**Request**
Word for word, transcribe the lines below and drop the pictures.

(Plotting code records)
>> start

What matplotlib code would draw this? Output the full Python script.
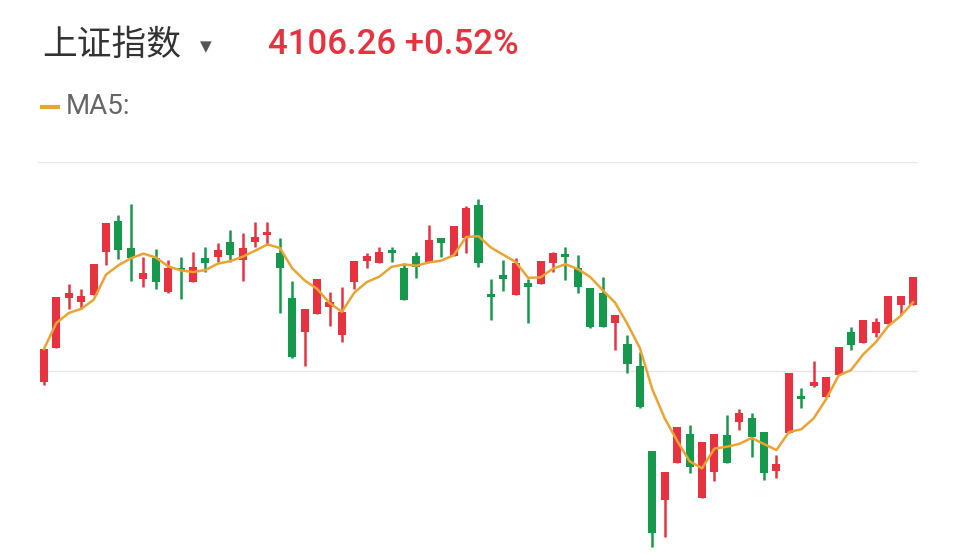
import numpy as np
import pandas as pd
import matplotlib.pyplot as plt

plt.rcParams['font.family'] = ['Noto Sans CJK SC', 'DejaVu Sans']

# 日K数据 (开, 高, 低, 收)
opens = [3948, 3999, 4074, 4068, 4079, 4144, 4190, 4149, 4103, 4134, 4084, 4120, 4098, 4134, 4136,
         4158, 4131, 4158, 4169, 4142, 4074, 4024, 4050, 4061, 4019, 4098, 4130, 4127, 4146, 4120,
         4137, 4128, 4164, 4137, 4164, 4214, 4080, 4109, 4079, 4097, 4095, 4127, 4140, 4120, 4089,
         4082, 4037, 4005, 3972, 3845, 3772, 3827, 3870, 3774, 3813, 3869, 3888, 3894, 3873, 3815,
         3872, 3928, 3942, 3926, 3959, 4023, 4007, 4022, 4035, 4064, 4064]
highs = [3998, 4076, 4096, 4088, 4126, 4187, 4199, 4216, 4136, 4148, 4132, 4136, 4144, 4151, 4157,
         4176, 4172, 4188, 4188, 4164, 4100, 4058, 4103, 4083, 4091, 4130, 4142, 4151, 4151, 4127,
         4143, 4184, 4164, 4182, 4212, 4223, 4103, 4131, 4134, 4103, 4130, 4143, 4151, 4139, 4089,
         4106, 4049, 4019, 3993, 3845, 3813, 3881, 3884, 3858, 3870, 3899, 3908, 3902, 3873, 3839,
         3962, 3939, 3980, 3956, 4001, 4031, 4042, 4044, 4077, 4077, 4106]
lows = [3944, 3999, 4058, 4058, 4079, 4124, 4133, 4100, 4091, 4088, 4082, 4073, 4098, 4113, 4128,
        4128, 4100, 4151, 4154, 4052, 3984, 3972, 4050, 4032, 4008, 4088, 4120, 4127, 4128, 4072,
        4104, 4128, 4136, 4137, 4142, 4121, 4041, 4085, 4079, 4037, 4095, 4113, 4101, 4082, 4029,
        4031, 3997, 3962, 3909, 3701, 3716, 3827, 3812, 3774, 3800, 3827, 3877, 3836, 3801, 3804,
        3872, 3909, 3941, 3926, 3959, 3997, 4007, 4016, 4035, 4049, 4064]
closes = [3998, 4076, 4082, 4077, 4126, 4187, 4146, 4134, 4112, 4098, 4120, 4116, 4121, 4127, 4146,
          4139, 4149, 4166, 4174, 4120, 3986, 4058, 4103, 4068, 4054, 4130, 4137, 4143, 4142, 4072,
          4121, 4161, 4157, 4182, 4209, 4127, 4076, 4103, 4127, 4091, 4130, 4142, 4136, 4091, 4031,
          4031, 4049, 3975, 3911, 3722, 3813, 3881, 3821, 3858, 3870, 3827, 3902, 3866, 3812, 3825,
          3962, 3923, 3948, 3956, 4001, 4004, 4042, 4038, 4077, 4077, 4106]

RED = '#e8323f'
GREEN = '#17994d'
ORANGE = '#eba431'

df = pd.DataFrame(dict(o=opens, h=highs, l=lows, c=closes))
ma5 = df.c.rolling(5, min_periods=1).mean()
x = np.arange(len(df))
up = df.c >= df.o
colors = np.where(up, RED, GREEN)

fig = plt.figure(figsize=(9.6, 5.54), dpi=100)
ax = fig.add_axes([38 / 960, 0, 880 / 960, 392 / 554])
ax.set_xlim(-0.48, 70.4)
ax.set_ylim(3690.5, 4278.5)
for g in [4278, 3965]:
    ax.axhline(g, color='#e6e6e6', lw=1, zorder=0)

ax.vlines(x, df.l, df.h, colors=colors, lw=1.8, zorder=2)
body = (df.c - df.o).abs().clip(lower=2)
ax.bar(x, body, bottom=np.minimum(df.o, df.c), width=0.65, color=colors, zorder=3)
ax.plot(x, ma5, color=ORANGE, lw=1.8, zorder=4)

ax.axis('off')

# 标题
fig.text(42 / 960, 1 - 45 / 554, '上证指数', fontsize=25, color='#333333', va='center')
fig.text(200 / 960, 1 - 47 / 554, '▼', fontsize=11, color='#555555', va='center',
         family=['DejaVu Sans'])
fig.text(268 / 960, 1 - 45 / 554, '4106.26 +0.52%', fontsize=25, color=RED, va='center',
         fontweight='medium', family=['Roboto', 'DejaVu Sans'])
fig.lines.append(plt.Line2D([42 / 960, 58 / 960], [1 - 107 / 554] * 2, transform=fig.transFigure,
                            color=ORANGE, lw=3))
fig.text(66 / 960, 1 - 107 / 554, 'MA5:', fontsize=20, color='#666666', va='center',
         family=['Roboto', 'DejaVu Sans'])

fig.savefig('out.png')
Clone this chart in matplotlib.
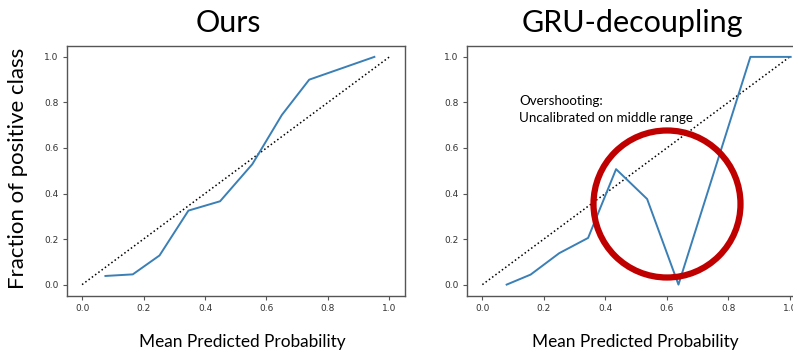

>> end

**Full response**
What matplotlib code would draw this? Output the full Python script.
import numpy as np
import pandas as pd
import matplotlib.pyplot as plt

plt.rcParams['font.family'] = ['Noto Sans CJK SC', 'DejaVu Sans']

# 日K数据 (开, 高, 低, 收)
opens = [3948, 3999, 4074, 4068, 4079, 4144, 4190, 4149, 4103, 4134, 4084, 4120, 4098, 4134, 4136,
         4158, 4131, 4158, 4169, 4142, 4074, 4024, 4050, 4061, 4019, 4098, 4130, 4127, 4146, 4120,
         4137, 4128, 4164, 4137, 4164, 4214, 4080, 4109, 4079, 4097, 4095, 4127, 4140, 4120, 4089,
         4082, 4037, 4005, 3972, 3845, 3772, 3827, 3870, 3774, 3813, 3869, 3888, 3894, 3873, 3815,
         3872, 3928, 3942, 3926, 3959, 4023, 4007, 4022, 4035, 4064, 4064]
highs = [3998, 4076, 4096, 4088, 4126, 4187, 4199, 4216, 4136, 4148, 4132, 4136, 4144, 4151, 4157,
         4176, 4172, 4188, 4188, 4164, 4100, 4058, 4103, 4083, 4091, 4130, 4142, 4151, 4151, 4127,
         4143, 4184, 4164, 4182, 4212, 4223, 4103, 4131, 4134, 4103, 4130, 4143, 4151, 4139, 4089,
         4106, 4049, 4019, 3993, 3845, 3813, 3881, 3884, 3858, 3870, 3899, 3908, 3902, 3873, 3839,
         3962, 3939, 3980, 3956, 4001, 4031, 4042, 4044, 4077, 4077, 4106]
lows = [3944, 3999, 4058, 4058, 4079, 4124, 4133, 4100, 4091, 4088, 4082, 4073, 4098, 4113, 4128,
        4128, 4100, 4151, 4154, 4052, 3984, 3972, 4050, 4032, 4008, 4088, 4120, 4127, 4128, 4072,
        4104, 4128, 4136, 4137, 4142, 4121, 4041, 4085, 4079, 4037, 4095, 4113, 4101, 4082, 4029,
        4031, 3997, 3962, 3909, 3701, 3716, 3827, 3812, 3774, 3800, 3827, 3877, 3836, 3801, 3804,
        3872, 3909, 3941, 3926, 3959, 3997, 4007, 4016, 4035, 4049, 4064]
closes = [3998, 4076, 4082, 4077, 4126, 4187, 4146, 4134, 4112, 4098, 4120, 4116, 4121, 4127, 4146,
          4139, 4149, 4166, 4174, 4120, 3986, 4058, 4103, 4068, 4054, 4130, 4137, 4143, 4142, 4072,
          4121, 4161, 4157, 4182, 4209, 4127, 4076, 4103, 4127, 4091, 4130, 4142, 4136, 4091, 4031,
          4031, 4049, 3975, 3911, 3722, 3813, 3881, 3821, 3858, 3870, 3827, 3902, 3866, 3812, 3825,
          3962, 3923, 3948, 3956, 4001, 4004, 4042, 4038, 4077, 4077, 4106]

RED = '#e8323f'
GREEN = '#17994d'
ORANGE = '#eba431'

df = pd.DataFrame(dict(o=opens, h=highs, l=lows, c=closes))
ma5 = df.c.rolling(5, min_periods=1).mean()
x = np.arange(len(df))
up = df.c >= df.o
colors = np.where(up, RED, GREEN)

fig = plt.figure(figsize=(9.6, 5.54), dpi=100)
ax = fig.add_axes([38 / 960, 0, 880 / 960, 392 / 554])
ax.set_xlim(-0.48, 70.4)
ax.set_ylim(3690.5, 4278.5)
for g in [4278, 3965]:
    ax.axhline(g, color='#e6e6e6', lw=1, zorder=0)

ax.vlines(x, df.l, df.h, colors=colors, lw=1.8, zorder=2)
body = (df.c - df.o).abs().clip(lower=2)
ax.bar(x, body, bottom=np.minimum(df.o, df.c), width=0.65, color=colors, zorder=3)
ax.plot(x, ma5, color=ORANGE, lw=1.8, zorder=4)

ax.axis('off')

# 标题
fig.text(42 / 960, 1 - 45 / 554, '上证指数', fontsize=25, color='#333333', va='center')
fig.text(200 / 960, 1 - 47 / 554, '▼', fontsize=11, color='#555555', va='center',
         family=['DejaVu Sans'])
fig.text(268 / 960, 1 - 45 / 554, '4106.26 +0.52%', fontsize=25, color=RED, va='center',
         fontweight='medium', family=['Roboto', 'DejaVu Sans'])
fig.lines.append(plt.Line2D([42 / 960, 58 / 960], [1 - 107 / 554] * 2, transform=fig.transFigure,
                            color=ORANGE, lw=3))
fig.text(66 / 960, 1 - 107 / 554, 'MA5:', fontsize=20, color='#666666', va='center',
         family=['Roboto', 'DejaVu Sans'])

fig.savefig('out.png')
Clone this chart in matplotlib.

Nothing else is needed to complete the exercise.